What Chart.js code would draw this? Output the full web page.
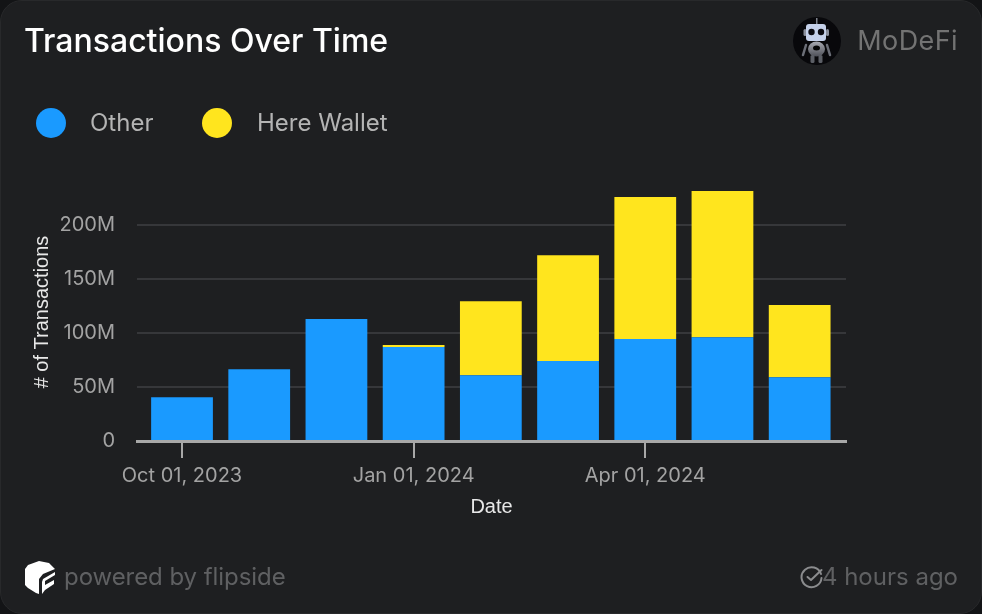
<!DOCTYPE html>
<html>
<head>
<meta charset="utf-8">
<title>Transactions Over Time</title>
<script src="https://cdn.jsdelivr.net/npm/chart.js@4"></script>
<style>
    html, body { margin: 0; padding: 0; background: #131416; }
    #card { position: relative; width: 982px; height: 614px; box-sizing: border-box; background: #1e1f21; border: 1px solid #28292b; border-radius: 22px; overflow: hidden; font-family: Inter, sans-serif; }
    #chart { position: absolute; left: -1px; top: -1px; }
    .txt { position: absolute; white-space: nowrap; line-height: 1; }
    #title { left: 23px; top: 24px; font-size: 32px; font-weight: 500; color: #fff; }
    #owner { right: 23px; top: 26px; font-size: 27px; color: #737373; letter-spacing: .4px; }
    #powered { left: 63px; top: 564px; font-size: 24px; color: #5f6062; letter-spacing: -.06px; }
    #ago { right: 23px; top: 564px; font-size: 24px; color: #5f6062; }
    .leg { position: absolute; top: 107px; width: 30px; height: 30px; border-radius: 50%; }
    .legtxt { top: 110px; font-size: 24px; color: #b4b4b4; }
    svg { position: absolute; }
</style>
</head>
<body>
<div id="card">
    <canvas id="chart" width="982" height="614"></canvas>
    <div class="txt" id="title">Transactions Over Time</div>
    <svg style="left:792px;top:16px" width="48" height="48" viewBox="0 0 48 48">
        <defs>
            <linearGradient id="metal" x1="0" y1="0" x2="0" y2="1">
                <stop offset="0" stop-color="#a9abb3"/><stop offset="1" stop-color="#4e5058"/>
            </linearGradient>
        </defs>
        <circle cx="24" cy="24" r="24" fill="#08080b"/>
        <rect x="23" y="1" width="1.500" height="7" fill="#7f838d"/>
        <rect x="10.500" y="12" width="3" height="7" rx="1.500" fill="#8a8f9c"/><rect x="33" y="12" width="3" height="7" rx="1.500" fill="#8a8f9c"/>
        <rect x="13" y="7" width="20" height="17" rx="3" fill="#c5d1ea"/>
        <circle cx="18.500" cy="15" r="3.200" fill="#0a0a10"/><circle cx="28" cy="15" r="3.200" fill="#0a0a10"/>
        <ellipse cx="23.500" cy="32" rx="8.500" ry="7.500" fill="url(#metal)"/>
        <ellipse cx="23.500" cy="31" rx="3.500" ry="2.500" fill="#050506"/>
        <path d="M13 28 L10 38" stroke="#6b6e77" stroke-width="2.500" stroke-linecap="round"/><path d="M34 28 L37 38" stroke="#6b6e77" stroke-width="2.500" stroke-linecap="round"/>
        <rect x="17.500" y="38" width="4" height="8" rx="1.500" fill="#5c5f66"/><rect x="25.500" y="38" width="4" height="8" rx="1.500" fill="#5c5f66"/>
    </svg>
    <div class="txt" id="owner">MoDeFi</div>
    <svg style="left:24px;top:560px" width="31" height="33" viewBox="0 0 31 33">
        <path d="M14 0 L24 2 L30 8 L18 13 L14 18 L14 33 L11 32 L3 27 L0 24 L0 8 L3 4 Z" fill="#fff"/>
        <path d="M18 18 L30 11 L30 14 L20 20 L20 24 L29 19 L29 23 L20 29 L17 33 L17 21 Z" fill="#fff"/>
    </svg>
    <div class="txt" id="powered">powered by flipside</div>
    <svg style="left:799px;top:564px" width="24" height="24" viewBox="0 0 24 24" fill="none" stroke="#8b8c8e" stroke-width="2" stroke-linecap="round" stroke-linejoin="round">
        <path d="M21 9 A10 10 0 1 0 21.500 13"/><path d="M7.500 12 L11 15 L21.500 5"/>
    </svg>
    <div class="txt" id="ago">4 hours ago</div>
    <div id="legend"></div>
</div>
<script>
// one entry per month bar, oct 2023 is the first tick shown
var months = ['Oct 2023', 'Nov 2023', 'Dec 2023', 'Jan 2024', 'Feb 2024', 'Mar 2024', 'Apr 2024', 'May 2024', 'Jun 2024'];
var other = [40.5, 66.5, 113, 87, 61, 74, 94.5, 96, 59];
var hereWallet = [0, 0, 0, 2, 68.5, 98, 131.5, 135.5, 67];
var seriesNames = ['Other', 'Here Wallet'];
var seriesColors = ['#1a9aff', '#ffe51e'];

var yTicks = [0, 50, 100, 150, 200];
var xTickIndex = [0, 3, 6];
var xTickLabels = ['Oct 01, 2023', 'Jan 01, 2024', 'Apr 01, 2024'];

function toPoints(values) {
    return values.map(function(v, i) {
        return { x: i, y: v, month: months[i] };
    });
}

// legend is html because of the big circles
var legendX = [[35, 89], [201, 256]];
var legendEl = document.getElementById('legend');
seriesNames.forEach(function(name, i) {
    var dot = document.createElement('div');
    dot.className = 'leg';
    dot.style.left = legendX[i][0] + 'px';
    dot.style.background = seriesColors[i];
    legendEl.appendChild(dot);
    var label = document.createElement('div');
    label.className = 'txt legtxt';
    label.style.left = legendX[i][1] + 'px';
    label.textContent = name;
    legendEl.appendChild(label);
});

var ctx = document.getElementById('chart');
var chart = new Chart(ctx, {
    type: 'bar',
    data: {
        datasets: [{
            label: seriesNames[0],
            data: toPoints(other),
            backgroundColor: seriesColors[0],
            borderWidth: 0
        }, {
            label: seriesNames[1],
            data: toPoints(hereWallet),
            backgroundColor: seriesColors[1],
            borderWidth: 0
        }]
    },
    options: {
        responsive: false,
        animation: false,
        devicePixelRatio: 1,
        layout: { padding: { left: 26, right: 136, top: 183, bottom: 91 } },
        plugins: { legend: { display: false }, tooltip: { enabled: false } },
        scales: {
            x: {
                type: 'linear',
                stacked: true,
                offset: false,
                min: -0.583,
                max: 8.6,
                afterBuildTicks: function(axis) {
                    axis.ticks = xTickIndex.map(function(v) { return { value: v }; });
                },
                afterFit: function(axis) { axis.height = 82; },
                ticks: {
                    color: '#a3a3a3',
                    font: { family: 'Inter', size: 20 },
                    padding: 6,
                    maxRotation: 0,
                    autoSkip: false,
                    callback: function(value) {
                        return xTickLabels[xTickIndex.indexOf(value)];
                    }
                },
                grid: {
                    offset: false,
                    drawOnChartArea: false,
                    color: '#a8a8a8',
                    lineWidth: 2,
                    tickLength: 17
                },
                border: { color: '#a8a8a8', width: 3 },
                title: {
                    display: true,
                    text: 'Date',
                    color: '#e8e8e8',
                    padding: { top: 7, bottom: 4 },
                    font: { family: 'Liberation Sans', size: 20 }
                }
            },
            y: {
                stacked: true,
                min: 0,
                max: 239,
                afterBuildTicks: function(axis) {
                    axis.ticks = yTicks.map(function(v) { return { value: v }; });
                },
                afterFit: function(axis) { axis.width = 111; },
                ticks: {
                    color: '#a3a3a3',
                    font: { family: 'Inter', size: 20 },
                    padding: 22,
                    callback: function(value) { return value === 0 ? '0' : value + 'M'; }
                },
                grid: { color: '#36373a', lineWidth: 2, drawTicks: false },
                border: { display: false },
                title: {
                    display: true,
                    text: '# of Transactions',
                    color: '#e8e8e8',
                    font: { family: 'Liberation Sans', size: 20 }
                }
            }
        },
        datasets: { bar: { barPercentage: 0.8, categoryPercentage: 1 } }
    }
});
</script>
</body>
</html>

============================================================

TASK REQUIREMENTS — Leave the pictures out and copy the rest of the data exactly.

COMPLETE RESPONSE —
What Chart.js code would draw this? Output the full web page.
<!DOCTYPE html>
<html>
<head>
<meta charset="utf-8">
<title>Transactions Over Time</title>
<script src="https://cdn.jsdelivr.net/npm/chart.js@4"></script>
<style>
    html, body { margin: 0; padding: 0; background: #131416; }
    #card { position: relative; width: 982px; height: 614px; box-sizing: border-box; background: #1e1f21; border: 1px solid #28292b; border-radius: 22px; overflow: hidden; font-family: Inter, sans-serif; }
    #chart { position: absolute; left: -1px; top: -1px; }
    .txt { position: absolute; white-space: nowrap; line-height: 1; }
    #title { left: 23px; top: 24px; font-size: 32px; font-weight: 500; color: #fff; }
    #owner { right: 23px; top: 26px; font-size: 27px; color: #737373; letter-spacing: .4px; }
    #powered { left: 63px; top: 564px; font-size: 24px; color: #5f6062; letter-spacing: -.06px; }
    #ago { right: 23px; top: 564px; font-size: 24px; color: #5f6062; }
    .leg { position: absolute; top: 107px; width: 30px; height: 30px; border-radius: 50%; }
    .legtxt { top: 110px; font-size: 24px; color: #b4b4b4; }
    svg { position: absolute; }
</style>
</head>
<body>
<div id="card">
    <canvas id="chart" width="982" height="614"></canvas>
    <div class="txt" id="title">Transactions Over Time</div>
    <svg style="left:792px;top:16px" width="48" height="48" viewBox="0 0 48 48">
        <defs>
            <linearGradient id="metal" x1="0" y1="0" x2="0" y2="1">
                <stop offset="0" stop-color="#a9abb3"/><stop offset="1" stop-color="#4e5058"/>
            </linearGradient>
        </defs>
        <circle cx="24" cy="24" r="24" fill="#08080b"/>
        <rect x="23" y="1" width="1.500" height="7" fill="#7f838d"/>
        <rect x="10.500" y="12" width="3" height="7" rx="1.500" fill="#8a8f9c"/><rect x="33" y="12" width="3" height="7" rx="1.500" fill="#8a8f9c"/>
        <rect x="13" y="7" width="20" height="17" rx="3" fill="#c5d1ea"/>
        <circle cx="18.500" cy="15" r="3.200" fill="#0a0a10"/><circle cx="28" cy="15" r="3.200" fill="#0a0a10"/>
        <ellipse cx="23.500" cy="32" rx="8.500" ry="7.500" fill="url(#metal)"/>
        <ellipse cx="23.500" cy="31" rx="3.500" ry="2.500" fill="#050506"/>
        <path d="M13 28 L10 38" stroke="#6b6e77" stroke-width="2.500" stroke-linecap="round"/><path d="M34 28 L37 38" stroke="#6b6e77" stroke-width="2.500" stroke-linecap="round"/>
        <rect x="17.500" y="38" width="4" height="8" rx="1.500" fill="#5c5f66"/><rect x="25.500" y="38" width="4" height="8" rx="1.500" fill="#5c5f66"/>
    </svg>
    <div class="txt" id="owner">MoDeFi</div>
    <svg style="left:24px;top:560px" width="31" height="33" viewBox="0 0 31 33">
        <path d="M14 0 L24 2 L30 8 L18 13 L14 18 L14 33 L11 32 L3 27 L0 24 L0 8 L3 4 Z" fill="#fff"/>
        <path d="M18 18 L30 11 L30 14 L20 20 L20 24 L29 19 L29 23 L20 29 L17 33 L17 21 Z" fill="#fff"/>
    </svg>
    <div class="txt" id="powered">powered by flipside</div>
    <svg style="left:799px;top:564px" width="24" height="24" viewBox="0 0 24 24" fill="none" stroke="#8b8c8e" stroke-width="2" stroke-linecap="round" stroke-linejoin="round">
        <path d="M21 9 A10 10 0 1 0 21.500 13"/><path d="M7.500 12 L11 15 L21.500 5"/>
    </svg>
    <div class="txt" id="ago">4 hours ago</div>
    <div id="legend"></div>
</div>
<script>
// one entry per month bar, oct 2023 is the first tick shown
var months = ['Oct 2023', 'Nov 2023', 'Dec 2023', 'Jan 2024', 'Feb 2024', 'Mar 2024', 'Apr 2024', 'May 2024', 'Jun 2024'];
var other = [40.5, 66.5, 113, 87, 61, 74, 94.5, 96, 59];
var hereWallet = [0, 0, 0, 2, 68.5, 98, 131.5, 135.5, 67];
var seriesNames = ['Other', 'Here Wallet'];
var seriesColors = ['#1a9aff', '#ffe51e'];

var yTicks = [0, 50, 100, 150, 200];
var xTickIndex = [0, 3, 6];
var xTickLabels = ['Oct 01, 2023', 'Jan 01, 2024', 'Apr 01, 2024'];

function toPoints(values) {
    return values.map(function(v, i) {
        return { x: i, y: v, month: months[i] };
    });
}

// legend is html because of the big circles
var legendX = [[35, 89], [201, 256]];
var legendEl = document.getElementById('legend');
seriesNames.forEach(function(name, i) {
    var dot = document.createElement('div');
    dot.className = 'leg';
    dot.style.left = legendX[i][0] + 'px';
    dot.style.background = seriesColors[i];
    legendEl.appendChild(dot);
    var label = document.createElement('div');
    label.className = 'txt legtxt';
    label.style.left = legendX[i][1] + 'px';
    label.textContent = name;
    legendEl.appendChild(label);
});

var ctx = document.getElementById('chart');
var chart = new Chart(ctx, {
    type: 'bar',
    data: {
        datasets: [{
            label: seriesNames[0],
            data: toPoints(other),
            backgroundColor: seriesColors[0],
            borderWidth: 0
        }, {
            label: seriesNames[1],
            data: toPoints(hereWallet),
            backgroundColor: seriesColors[1],
            borderWidth: 0
        }]
    },
    options: {
        responsive: false,
        animation: false,
        devicePixelRatio: 1,
        layout: { padding: { left: 26, right: 136, top: 183, bottom: 91 } },
        plugins: { legend: { display: false }, tooltip: { enabled: false } },
        scales: {
            x: {
                type: 'linear',
                stacked: true,
                offset: false,
                min: -0.583,
                max: 8.6,
                afterBuildTicks: function(axis) {
                    axis.ticks = xTickIndex.map(function(v) { return { value: v }; });
                },
                afterFit: function(axis) { axis.height = 82; },
                ticks: {
                    color: '#a3a3a3',
                    font: { family: 'Inter', size: 20 },
                    padding: 6,
                    maxRotation: 0,
                    autoSkip: false,
                    callback: function(value) {
                        return xTickLabels[xTickIndex.indexOf(value)];
                    }
                },
                grid: {
                    offset: false,
                    drawOnChartArea: false,
                    color: '#a8a8a8',
                    lineWidth: 2,
                    tickLength: 17
                },
                border: { color: '#a8a8a8', width: 3 },
                title: {
                    display: true,
                    text: 'Date',
                    color: '#e8e8e8',
                    padding: { top: 7, bottom: 4 },
                    font: { family: 'Liberation Sans', size: 20 }
                }
            },
            y: {
                stacked: true,
                min: 0,
                max: 239,
                afterBuildTicks: function(axis) {
                    axis.ticks = yTicks.map(function(v) { return { value: v }; });
                },
                afterFit: function(axis) { axis.width = 111; },
                ticks: {
                    color: '#a3a3a3',
                    font: { family: 'Inter', size: 20 },
                    padding: 22,
                    callback: function(value) { return value === 0 ? '0' : value + 'M'; }
                },
                grid: { color: '#36373a', lineWidth: 2, drawTicks: false },
                border: { display: false },
                title: {
                    display: true,
                    text: '# of Transactions',
                    color: '#e8e8e8',
                    font: { family: 'Liberation Sans', size: 20 }
                }
            }
        },
        datasets: { bar: { barPercentage: 0.8, categoryPercentage: 1 } }
    }
});
</script>
</body>
</html>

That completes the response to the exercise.